For his GB11 commission, Tommy Støckel (b. 1972, Copenhagen/Berlin) developed The Gwangju Rocks, a series of rock characters inspired by the artificial nature and rock fixtures in the city of Gwangju. In Gwangju, as well as in many other places in Korea, many rock displays are present in gardens, along pedestrian paths, and in entrance areas to buildings. Some of these rock fixtures seem to defy the natural order of things: for example, in the public park on the way to the Gwangju Craft Museum from the Gwangju Biennale Exhibition Hall, a huge rectangular slab is placed on top of a small, square piece. And on Guangnam-roe, Gwangju city’s main street, three more or less oval-shaped rocks balance one on top of the other inside a narrow a strip of green next to the pedestrian pavement. Fascinated by such artificial nature, Støckel has 3D-scanned selected rocks from all over Gwangju, rendered them digitally, and developed them into characters of their own. These characters have been projected with their own actions, expressions, and mishaps, and, through this, have the potential as emoji characters whose expressions can be used for everyday communication on instant messaging applications.

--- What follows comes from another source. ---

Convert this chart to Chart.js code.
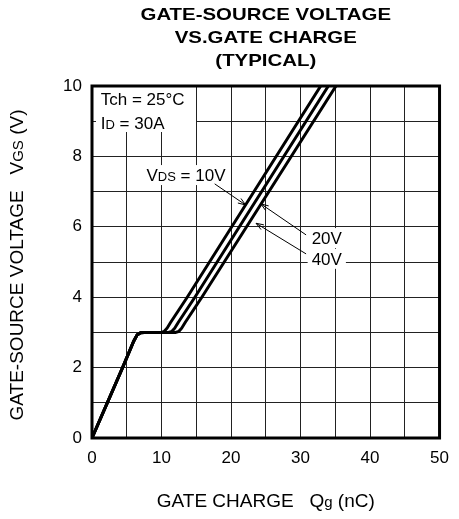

The rocks and their imagined “actions” are turned into sculptures handcrafted in paper on show in the exhibition hall, made by Støckel during his extended residency in Gwangju from July to September 2016. These rocks, or, rather, their digital and/or physical simulacra, rocks as we think we know them, inhabit multiple spaces. They enter not only into the digital space we have become so dependent on for communication, but also the exhibition space, a different climate whereby art sometimes comes into contact with our lives. By assembling and animating the nature simulacrum in this carefree, intuitive way, what appears to be a simple, natural order begins to look childish, helpless; some kind of power is simultaneously deconstructed and exposed.
Støckel is interested in the tension between technological precision and the randomness and tactility of the quotidian. His curiosity into the oscillation between randomness and orderliness of life in general is found not only in his sculptures, but also his writing—Tommy Støckel’s Art of Tomorrow and Other Fictions (2013)—and typography—Studio Font (2016)—comprised of an alphabet entirely made of objects from his studio. KVP + MW
self-presentation:
Tommy Støckel studied at the Royal Danish Academy of Arts in Copenhagen and is currently living in Berlin. His projects are centered around possible ways of working with sculpture, spaces, and situations. The works are often speculations about possible futures and alternative pasts, handmade reconstructions of digital objects, or systems to generate random sculpture arrangements.
His exhibitions include “Ist das Leben nicht schön?,” Frankfurter Kunstverein, Frankfurt; “Tommy Støckel’s Art of Tomorrow,” Arnolfini, Bristol; “3 Sculptures,” SMART Project Space, Amsterdam; “Ten Transports that Shaped the Work,” Jacob’s Island, London; and “8 Accidental Arrangements,” Kunsthalle São Paulo, São Paulo. Recently, his book “Studio Font” was published by Infinite Greyscale.